04.10.2013 News Releases, Policy Points

Unemployment Widespread In Local Labor Markets

CHAPEL HILL, NC (April 10, 2013) – Between February 2012 and February 2013, unemployment rates fell in 76 of North Carolina’s 100 countries and in 12 of the state’s 14 metropolitan areas. Over the period, the size of the labor force grew in 46 counties and in 10 metro areas. These findings come from new estimates prepared by the Labor and Economic Analysis Division of the North Carolina Department of Commerce.

“Over the year, local unemployment rates dropped across most of North Carolina,” said John Quinterno, a principal with South by North Strategies, Ltd., a research firm specializing in economic and social policy. “Unemployment nevertheless remained widespread. Last month, local unemployment rates equaled or exceeded 10 percent in 60 counties and 4 metro areas. In February 2008, in contrast, five counties and no metro areas logged unemployment rates of 10 percent or greater.”

Compared to December 2007, which is when the national economy fell into recession, North Carolina now has 2.9 percent fewer jobs (-118,300) and has seen its unadjusted unemployment rate climb to 9.5 percent from 4.7 percent. In February, the state added 3,300 more jobs than it lost (+0.1 percent). Since bottoming out in February 2010, the state’s labor market has netted some 5,819 jobs per month, resulting in a cumulative gain of 209,500 positions (+5.5 percent).

Between January 2012 and February 2013, local unemployment rates declined in 99 of the state’s 100 counties. Individual county rates ranged from 5.9 percent in Orange County to 20.2 percent in Graham County. Overall, 60 counties posted unemployment rates greater than or equal to 10 percent, and 39 counties posted rates between 6.8 and 9.9 percent.

“Non-metropolitan labor markets continue to struggle relative to metropolitan ones,” noted Quinterno. “In February, 10.9 percent of the non-metro labor force was unemployed, compared to 9 percent of the metro labor force. Compared to December 2007, the non-metro labor force now has 6.7 percent fewer employed persons, while the number of unemployed individuals is 94.1 percent larger.”

Over the month, unemployment rates fell in all 14 metro areas.
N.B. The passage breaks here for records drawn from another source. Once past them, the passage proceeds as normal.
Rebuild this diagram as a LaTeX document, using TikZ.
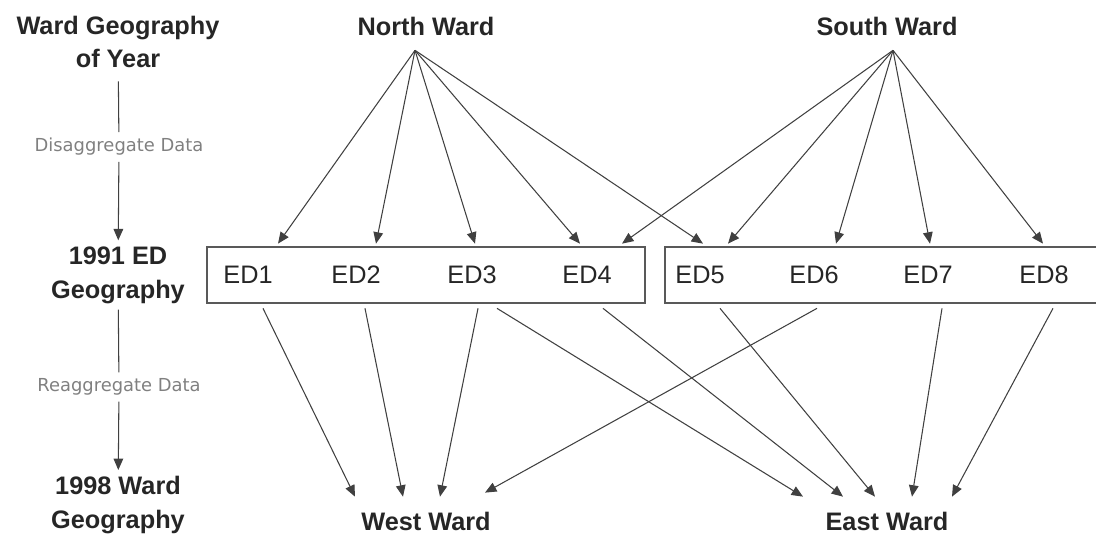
\documentclass[tikz,border=0pt]{standalone}
\usepackage{fontspec}
\setmainfont{Liberation Sans}
\newfontfamily\notefont{DejaVu Sans}
\usepackage{tikz}
\usetikzlibrary{arrows.meta, positioning, calc}
\tikzset{
  stage/.style={font=\fontsize{14.4}{19.3}\selectfont\bfseries, text=black!85, align=center},
  ward/.style={font=\fontsize{14.4}{17}\selectfont\bfseries, text=black!85, inner sep=0, minimum height=0.96cm},
  edtext/.style={font=\fontsize{14.4}{17}\selectfont, text=black!85, inner sep=0, minimum height=1.12cm},
  opnote/.style={font=\notefont\fontsize{10.2}{12}\selectfont, text=black!50},
  edbox/.style={draw=black!65, line width=0.9pt},
  plain/.style={draw=black!75, line width=0.6pt},
  link/.style={plain, -{Triangle[length=6.5pt, width=5.5pt]}}
}
\begin{document}
\begin{tikzpicture}[x={(0.02cm,0)}, y={(0,-0.02cm)}]
    \useasboundingbox (0,0) rectangle (1096,537);
    %left column with the steps
    \node[stage] (wgy) at (118,42) {Ward Geography\\of Year};
    \node[opnote] (dis) at (119,147) {Disaggregate Data};
    \node[stage] (edg) at (118,275) {1991 ED\\Geography};
    \node[opnote] (rea) at (119,387) {Reaggregate Data};
    \node[stage] (wg98) at (118,505) {1998 Ward\\Geography};
    \draw[plain, shorten <=4pt] (wgy) -- (dis);
    \draw[link] (dis) -- (edg);
    \draw[plain] (edg) -- (rea);
    \draw[link] (rea) -- (wg98);
    %the two boxes of EDs
    \draw[edbox] (207,247) rectangle (645,303);
    \draw[edbox] (665,247) rectangle (1100,303);
    \node[edtext] (ed1) at (248,275) {ED1};
    \node[edtext] (ed2) at (356,275) {ED2};
    \node[edtext] (ed3) at (472,275) {ED3};
    \node[edtext] (ed4) at (587,275) {ED4};
    \node[edtext] (ed5) at (700,275) {ED5};
    \node[edtext] (ed6) at (814,275) {ED6};
    \node[edtext] (ed7) at (928,275) {ED7};
    \node[edtext] (ed8) at (1044,275) {ED8};
    %wards of the year and of 1998
    \node[ward] (nw) at (426,26) {North Ward};
    \node[ward] (sw) at (887,26) {South Ward};
    \node[ward] (ww) at (426,521) {West Ward};
    \node[ward] (ew) at (887,521) {East Ward};
    \coordinate (nhub) at ($(nw.south)+(-11,0)$);
    \coordinate (shub) at ($(sw.south)+(6,0)$);
    %disaggregate arrows
    \foreach \t/\dx in {ed1/30, ed2/20, ed3/3, ed4/-7, ed5/3}
      \draw[link] (nhub) -- ($(\t.north)+(\dx,-3)$);
    \foreach \t/\dx in {ed4/35, ed5/28, ed6/22, ed7/2, ed8/-1}
      \draw[link] (shub) -- ($(\t.north)+(\dx,-3)$);
    %reaggregate arrows
    \foreach \s/\dx/\ex/\ey in {ed1/15/-71/0, ed2/9/-23/0, ed3/6/14/0, ed6/3/59/-4}
      \draw[link] ($(\s.south)+(\dx,5)$) -- ($(ww.north)+(\ex,\ey)$);
    \foreach \s/\dx/\ex in {ed3/25/-84, ed4/16/-44, ed5/20/-12, ed7/14/25, ed8/9/65}
      \draw[link] ($(\s.south)+(\dx,5)$) -- ($(ew.north)+(\ex,0)$);
\end{tikzpicture}
\end{document}
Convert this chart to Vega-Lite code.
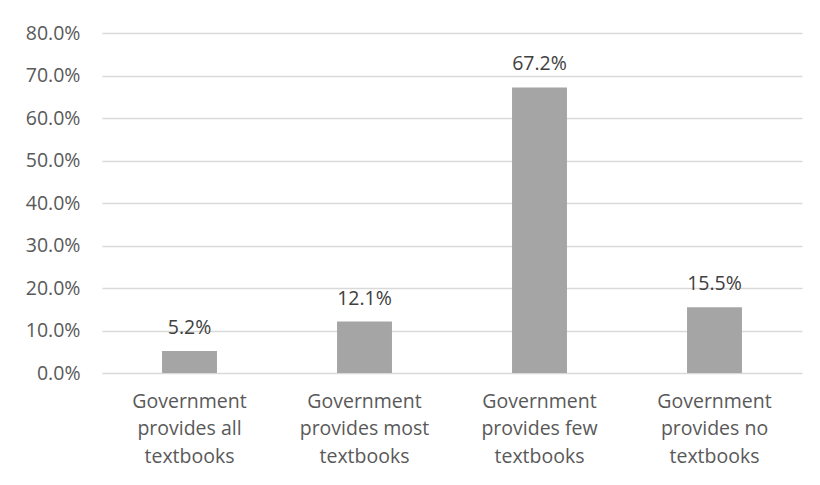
{
  "$schema": "https://vega.github.io/schema/vega-lite/v6.json",
  "width": 700,
  "height": 340,
  "autosize": "none",
  "padding": {"left": 102, "top": 33, "right": 18, "bottom": 112},
  "background": "white",
  "config": {
    "view": {"stroke": null},
    "font": "Open Sans"
  },
  "data": {
    "values": [
      {"category": "Government provides all textbooks", "share": 0.052},
      {"category": "Government provides most textbooks", "share": 0.121},
      {"category": "Government provides few textbooks", "share": 0.672},
      {"category": "Government provides no textbooks", "share": 0.155}
    ]
  },
  "encoding": {
    "x": {
      "field": "category",
      "type": "nominal",
      "sort": null,
      "scale": {"paddingInner": 0.686, "paddingOuter": 0.343},
      "axis": {
        "title": null,
        "labelAngle": 0,
        "domain": false,
        "ticks": false,
        "labelFont": "Open Sans",
        "labelFontSize": 19.5,
        "labelColor": "#595959",
        "labelLineHeight": 27.5,
        "labelPadding": 19,
        "labelExpr": "['Government', replace(replace(datum.value, 'Government ', ''), ' textbooks', ''), 'textbooks']"
      }
    },
    "y": {
      "field": "share",
      "type": "quantitative",
      "scale": {"domain": [0, 0.8]},
      "axis": {
        "title": null,
        "format": ".1%",
        "values": [0, 0.1, 0.2, 0.3, 0.4, 0.5, 0.6, 0.7, 0.8],
        "domain": false,
        "ticks": false,
        "grid": true,
        "gridColor": "#D9D9D9",
        "gridWidth": 1.3,
        "labelFont": "Open Sans",
        "labelFontSize": 19.5,
        "labelColor": "#595959",
        "labelPadding": 22
      }
    }
  },
  "layer": [
    {"mark": {"type": "bar", "color": "#A5A5A5"}},
    {
      "mark": {"type": "text", "baseline": "alphabetic", "dy": -17, "fontSize": 19.5, "color": "#404040", "font": "Open Sans"},
      "encoding": {"text": {"field": "share", "type": "quantitative", "format": ".1%"}}
    }
  ]
}
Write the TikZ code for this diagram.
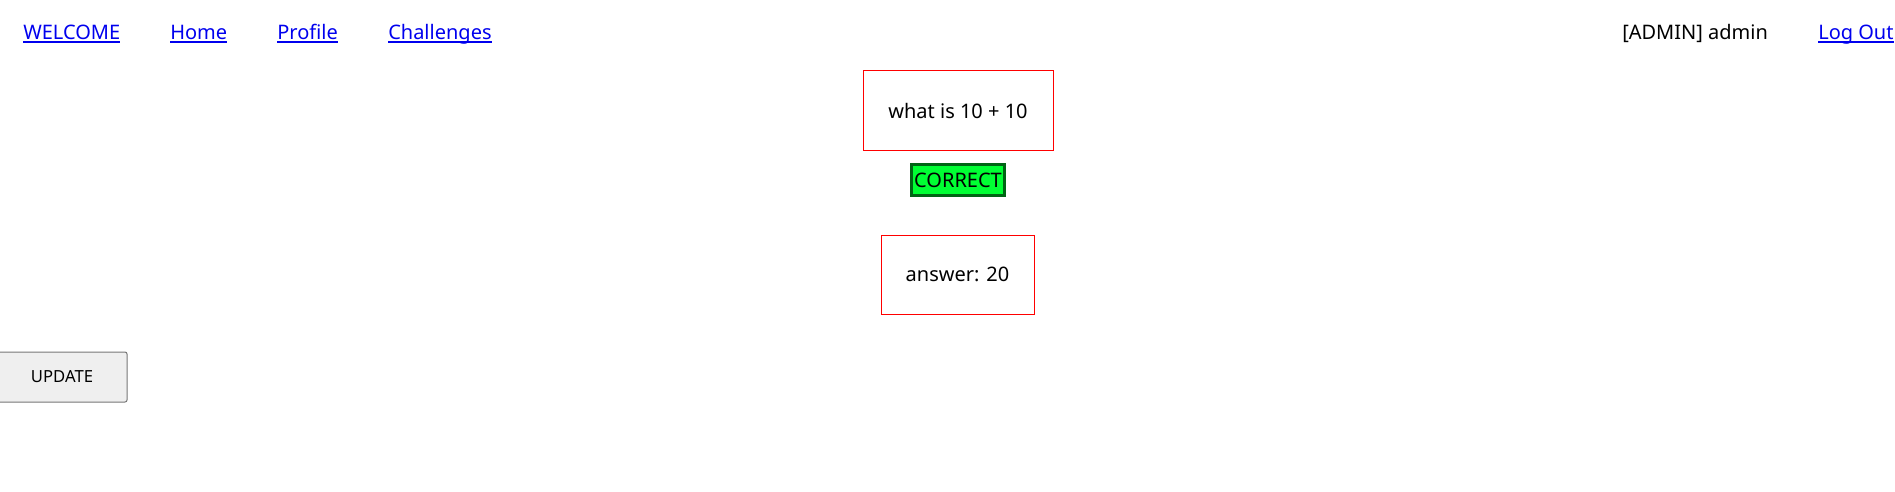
\documentclass[tikz,border=0pt]{standalone}
\usepackage{fontspec}
\setmainfont{Noto Sans}
\usetikzlibrary{positioning}

\definecolor{linkblue}{RGB}{0,0,238}
\definecolor{okgreen}{RGB}{0,255,51}
\definecolor{okborder}{RGB}{0,100,20}
\definecolor{btnfill}{RGB}{239,239,239}
\definecolor{btnborder}{RGB}{118,118,118}

\begin{document}
\begin{tikzpicture}[
  x=0.75pt, y=-0.75pt,
  navlink/.style={anchor=base west,inner sep=0pt,text=linkblue,font=\fontsize{15pt}{18pt}\selectfont},
  navtext/.style={anchor=base west,inner sep=0pt,text=black,font=\fontsize{15pt}{18pt}\selectfont},
  card/.style={draw=red,line width=0.75pt,minimum width=142.5pt,minimum height=59.25pt,inner sep=0pt,font=\fontsize{15pt}{18pt}\selectfont},
  okbadge/.style={draw=okborder,fill=okgreen,line width=2.25pt,minimum width=69.75pt,minimum height=23.25pt,inner sep=0pt,font=\fontsize{15pt}{18pt}\selectfont},
  btn/.style={draw=btnborder,fill=btnfill,rounded corners=1.5pt,line width=0.75pt,minimum width=97.5pt,minimum height=37.5pt,inner sep=0pt,font=\fontsize{12.5pt}{15pt}\selectfont}
]
\useasboundingbox (0,0) rectangle (1895,492);

% top bar
\node[navlink] (welcome) at (23,40) {WELCOME};
\node[navlink] (home) at (170,40) {Home};
\node[navlink] (profile) at (277,40) {Profile};
\node[navlink] (challenges) at (388,40) {Challenges};
\node[navtext] (user) at (1622,40) {[ADMIN] admin};
\node[navlink] (logout) at (1818,40) {Log Out};

\foreach \n in {welcome,home,profile,challenges,logout}
  \draw[linkblue, line width=1.1pt] ([yshift=-1.4pt]\n.base west) -- ([yshift=-1.4pt]\n.base east);

% question and answer
\node[card] (question) at (958,110.5) {what is 10 + 10};
\node[okbadge] (correct) at (958,180) {CORRECT};
\node[card, minimum width=114.75pt] (answer) at (957.5,274.5) {answer: 20};

% button
\node[btn] (update) at (62,377) {UPDATE};

\end{tikzpicture}
\end{document}
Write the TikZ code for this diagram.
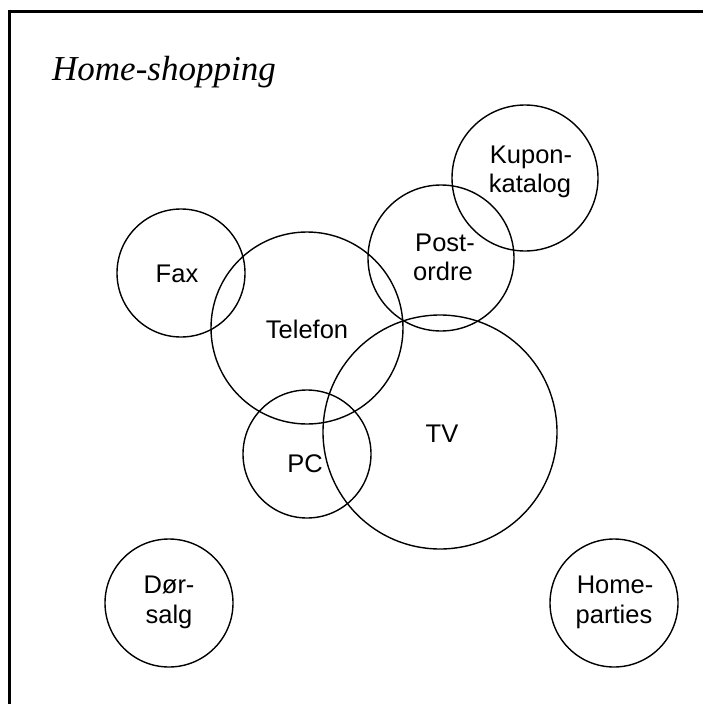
\documentclass[tikz,border=0pt]{standalone}
\usepackage{fontspec}
\setmainfont{Liberation Serif}
\newfontfamily\lblfont{Liberation Sans}
\begin{document}
\begin{tikzpicture}[x=1pt,y=-1pt,
  ring/.style={circle,draw,line width=1.4pt,inner sep=0pt,minimum size=#1},
  lbl/.style={anchor=base,inner sep=0pt,font=\lblfont\fontsize{25.5}{30}\selectfont}]
\useasboundingbox (0,0) rectangle (702,704);
% frame
\draw[line width=3pt] (9,720) -- (9,11) -- (720,11);
% title
\node[anchor=base west,inner sep=0pt,font=\itshape\fontsize{35}{40}\selectfont] (title) at (52,80) {Home-shopping};
% circles
\node[ring=128pt] (fax) at (181,273) {};
\node[ring=192pt] (tel) at (307,328) {};
\node[ring=146pt] (post) at (441,258) {};
\node[ring=146pt] (kupon) at (525,178) {};
\node[ring=234pt] (tv) at (440,432) {};
\node[ring=128pt] (pc) at (307,454) {};
\node[ring=128pt] (dor) at (169,603) {};
\node[ring=128pt] (home) at (614,603) {};
% labels
\node[lbl] (faxl) at (177,282) {Fax};
\node[lbl] (tell) at (307,338) {Telefon};
\node[lbl] (postl1) at (445,251) {Post-};
\node[lbl] (postl2) at (443,280) {ordre};
\node[lbl] (kuponl1) at (531,163) {Kupon-};
\node[lbl] (kuponl2) at (530,192) {katalog};
\node[lbl] (tvl) at (442,442) {TV};
\node[lbl] (pcl) at (305,472) {PC};
\node[lbl] (dorl1) at (169,593) {Dør-};
\node[lbl] (dorl2) at (169,623) {salg};
\node[lbl] (homel1) at (615,593) {Home-};
\node[lbl] (homel2) at (614,623) {parties};
\end{tikzpicture}
\end{document}
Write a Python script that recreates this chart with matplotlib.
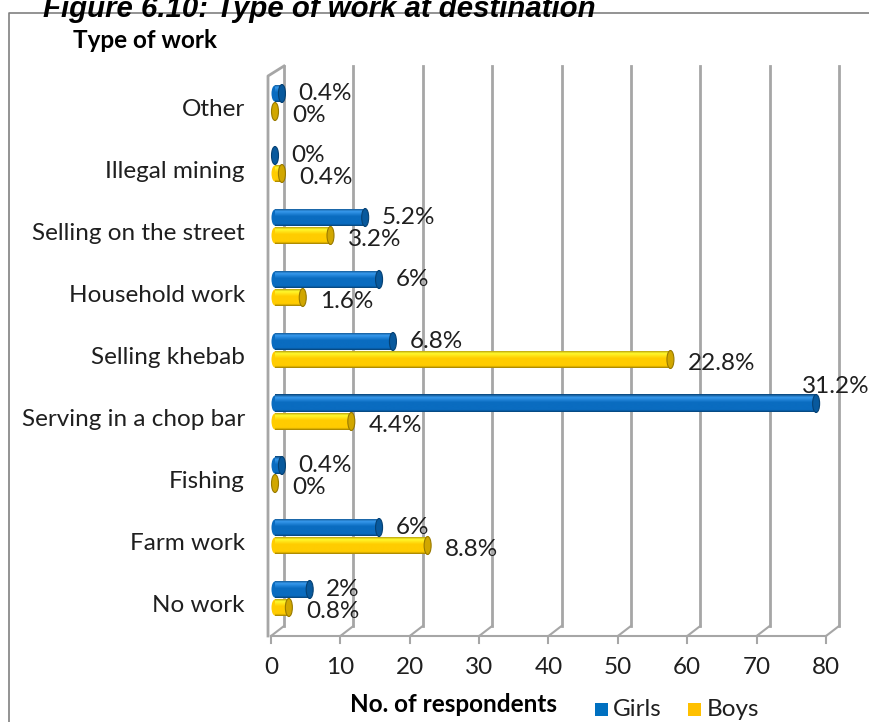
import matplotlib.pyplot as plt
import numpy as np
from matplotlib.patches import Ellipse, Rectangle
from matplotlib.colors import LinearSegmentedColormap, to_rgb

# respondents per type of work (250 children in total)
categories = ['Other', 'Illegal mining', 'Selling on the street', 'Household work',
              'Selling khebab', 'Serving in a chop bar', 'Fishing', 'Farm work', 'No work']
girls = [1, 0, 13, 15, 17, 78, 1, 15, 5]
boys = [0, 1, 8, 4, 57, 11, 0, 22, 2]
total = 250
xticks = [0, 10, 20, 30, 40, 50, 60, 70, 80]

plt.rcParams['font.family'] = ['Lato', 'DejaVu Sans']

W, H = 869, 722
fig = plt.figure(figsize=(W / 100, H / 100), dpi=100)
ax = fig.add_axes([0, 0, 1, 1])
ax.axis('off')

# pixel <-> data helpers (x: respondents, y: category index)
sx = (826 - 271) / 80.0
sy = 62.0
def px(p):
    return (p - 271) / sx
def py(p):
    return (p - 102.5) / sy
def dx(p):
    return p / sx
def dy(p):
    return p / sy

fs = 17.5
txt_c = '#1f1f1f'
grid_c = '#a6a6a6'
depth_x = dx(13)
floor_front, floor_back = py(636), py(626)
wall_top = py(66)

# back wall gridlines and floor
for v in xticks:
    ax.plot([v + depth_x, v + depth_x], [floor_back, wall_top], color=grid_c, lw=2, zorder=1)
    ax.plot([v, v + depth_x], [floor_front, floor_back], color=grid_c, lw=1.5, zorder=1)
    ax.plot([v, v], [floor_front, py(643)], color=grid_c, lw=1.5, zorder=1)
    ax.text(v, py(668), str(v), ha='center', va='center', fontsize=fs, color=txt_c)
ax.plot([0, 80], [floor_front, floor_front], color=grid_c, lw=1.5, zorder=1)
# left wall
ax.plot([px(268), px(268), depth_x], [floor_front, py(76), wall_top], color=grid_c, lw=2, zorder=1)

def shade(c):
    r, g, b = to_rgb(c)
    base = (r, g, b)
    light = tuple(min(1, x + 0.18) for x in base)
    dark = tuple(x * 0.62 for x in base)
    return LinearSegmentedColormap.from_list(
        'cyl', [(0, dark), (0.12, base), (0.55, base), (0.82, light), (1, dark)])

bar_h = dy(18)
bar_x0 = dx(4)
cap_w = dx(7)
grad = np.linspace(0, 1, 64).reshape(-1, 1)

def cylinder(v, yc, color):
    cmap = shade(color)
    r, g, b = to_rgb(color)
    if v > 0:
        # rounded start, then shaded body
        ax.add_patch(Ellipse((bar_x0, yc), cap_w, bar_h * 0.9, facecolor=color,
                             edgecolor='none', zorder=2))
        rect = Rectangle((bar_x0, yc - bar_h / 2), v, bar_h, facecolor='none', edgecolor='none')
        ax.add_patch(rect)
        im = ax.imshow(grad[::-1], cmap=cmap, aspect='auto', interpolation='bilinear',
                       extent=(bar_x0, bar_x0 + v, yc + bar_h / 2, yc - bar_h / 2), zorder=2)
        im.set_clip_path(rect)
    ax.add_patch(Ellipse((bar_x0 + v, yc), cap_w, bar_h, facecolor=(r * 0.82, g * 0.82, b * 0.82),
                         edgecolor=(r * 0.6, g * 0.6, b * 0.6), lw=0.8, zorder=3))

blue, gold = '#0a6cc0', '#ffcc00'
for i, cat in enumerate(categories):
    yg, yb = i - dy(9), i + dy(9)
    cylinder(girls[i], yg, blue)
    cylinder(boys[i], yb, gold)
    ax.text(px(245), i + dy(7), cat, ha='right', va='center', fontsize=fs, color=txt_c)

    g_end = bar_x0 + girls[i] + cap_w / 2
    g_txt = f'{girls[i] / total * 100:g}%'
    if girls[i] > 70:
        ax.text(g_end - dx(18), yg - dy(17), g_txt, ha='left', va='center', fontsize=fs, color=txt_c)
    else:
        ax.text(g_end + dx(13), yg, g_txt, ha='left', va='center', fontsize=fs, color=txt_c)
    b_end = bar_x0 + boys[i] + cap_w / 2
    ax.text(b_end + dx(14), yb + dy(4), f'{boys[i] / total * 100:g}%', ha='left', va='center',
            fontsize=fs, color=txt_c)

# axis titles
ax.text(px(350), py(704), 'No. of respondents', ha='left', va='center', fontsize=fs, fontweight='bold')
ax.text(px(73), py(40), 'Type of work', ha='left', va='center', fontsize=fs, fontweight='bold')

# legend
ax.add_patch(Rectangle((px(595), py(716)), dx(13), -dy(13), facecolor='#0070c0', edgecolor='none'))
ax.text(px(613), py(709), 'Girls', ha='left', va='center', fontsize=fs, color=txt_c)
ax.add_patch(Rectangle((px(688), py(716)), dx(13), -dy(13), facecolor='#ffc000', edgecolor='none'))
ax.text(px(707), py(709), 'Boys', ha='left', va='center', fontsize=fs, color=txt_c)

# outer frame and figure caption
ax.plot([px(9), px(9), px(869)], [py(722), py(13), py(13)], color='#808080', lw=1.2, zorder=1)
ax.text(px(43), py(17), 'Figure 6.10: Type of work at destination', ha='left', va='baseline',
        fontsize=21.2, fontweight='bold', fontstyle='italic', family='Liberation Sans', zorder=5)

ax.set_xlim(px(0), px(W))
ax.set_ylim(py(H), py(0))

fig.savefig('out.png', dpi=100)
Rocky Mount had the highest unemployment rate (13.2 percent), followed by Hickory-Morganton-Lenoir (10.8 percent) and Wilmington (10.2 percent). Durham-Chapel Hill had the lowest unemployment rate (7 percent), followed by Raleigh-Cary (7.5 percent) and Asheville (7.8 percent).

Compared to February 2012, unemployment rates in February 2013 were lower in 76 counties and 12 metro areas. Over the year, labor force sizes increased in 46 counties and in 10 metros. Among metros, Asheville’s labor force expanded at the fastest rate (+2.6 percent), followed by that of Greenville (+2.4 percent). With those changes, metro areas now are home to 71.8 percent of the state’s labor force, with 50.4 percent of the labor force residing in the Triangle, Triad, and Charlotte metros.

In the long term, improvements in overall labor market conditions will hinge on growth in the Charlotte, Research Triangle, and Piedmont Triad regions. Yet growth in these metros remains subdued. Collectively, employment in those three metro regions has risen by 2.5 percent since December 2007, and the combined February unemployment rate in the three regions equaled 8.5 percent. That was down from the 9.1 percent rate recorded one year ago yet was well above the 4.9 percent rate recorded in February 2008. Of the three broad regions, the Research Triangle had the lowest February unemployment rate (7.5 percent), followed by Charlotte and the Piedmont Triad (both 9.6 percent).

“Three years into a statewide labor market recovery, unemployment remains widespread across much of North Carolina,” said Quinterno. “The state simply lack enough jobs for all those who need and want work, and little evidence suggests that the pattern is about to change anytime soon.”